Dice el ministro que la nueva reglamentación despolitizará la función pública (los funcionarios que se resisten dicen exactamente lo contrario) y añade que con ella se va a evitar que los cargos sigan distribuyéndose a dedo, como se solía. Es aquí donde el ciudadano querría que se le aclararan un poco más las cosas. Como bien se sabe, el poder no es nunca neutral. Los mismos criterios de máxima objetividad para el acceso a los puestos más delicados del funcionariado obedecerán siempre a criterios que reflejen una visión del poder y de las atribuciones de cada persona que haya de ejercerlo. Con el auge del poder tecnocrático de los altos funcionarios de cargo permanente, los políticos electos (los ministros, por ejemplo) se convierten en rehenes de su propia ignorancia. Desde el momento en que ocupan sus poltronas se hallan en buena medida a la merced de los servidores perennes del Estado. Pocas y preciosas son las oportunidades históricas en que los legisladores tengan la oportunidad de plantearse en serio los problemas de gobierno y de democracia que surgen de esta situación. Ahora estamos ante una de ellas.
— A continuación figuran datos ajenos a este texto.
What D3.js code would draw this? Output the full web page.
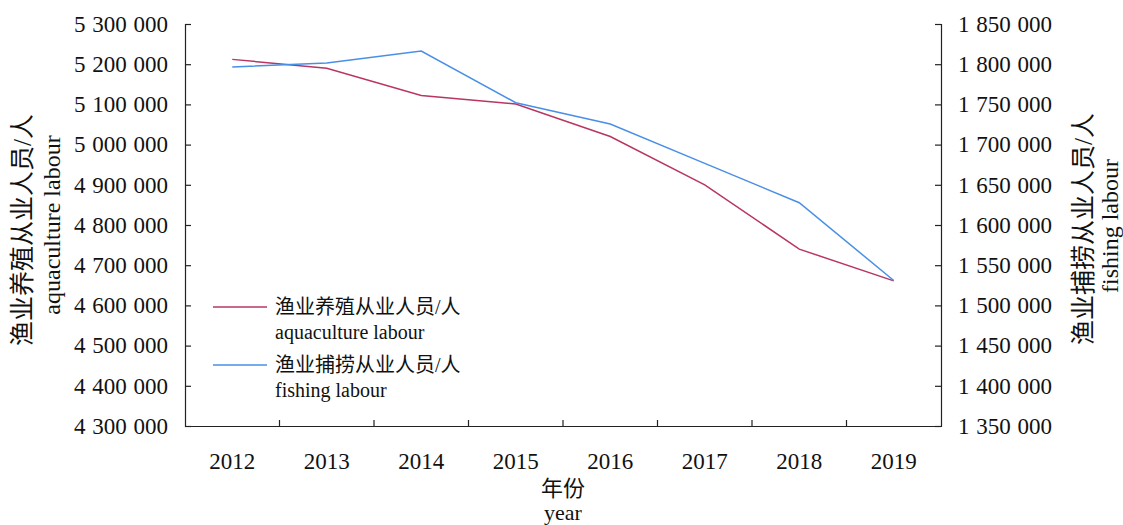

Los Estados no se desmantelan a sí mismos. Al contrario. Y en cuanto a las revoluciones, por ahora no han hecho sino acrecentar las burocracias, sobre todo en su fase de resaca. Ya que en España se ha optado cuerdamente por el reformismo, hágase bien. Percatémonos de que la desmesura del Estado contemporáneo hace que él mismo genere unas clases y estamentos privilegiados. Había antaño una burguesía, propietaria directa o indirecta del Estado. Sin embargo, el Estado pertenece hoy a secciones más variadas de la sociedad, aunque de modo asimétrico y con prerrogativas para los unos y desventajas para los otros. Y su poderío y extensión han creado una burguesía estatal. Se caracteriza ésta, no ya por su propiedad privada, sino por su acceso permanente, numerario y con escalafón, al aparato de Estado. La nueva burguesía de Estado ha heredado la pretensión virtuosa de servicio altruista (servicio público) como legitimación de su próspera existencia. Pero la ciudadanía, que es la que, al fin de cuentas, la sostiene, tiene derecho a mirar las cosas con un adarme de escepticismo. La ciudadanía espera que la reforma acabe con los toscos patronazgos y las sórdidas sinecuras de ayer, que con tanto ingenio y destreza se resisten hoy. Y por ello mismo espera que no sean precisamente los gobernantes quienes en nombre de la reforma consoliden una nueva, irresponsable y prepotente burguesía de Estado.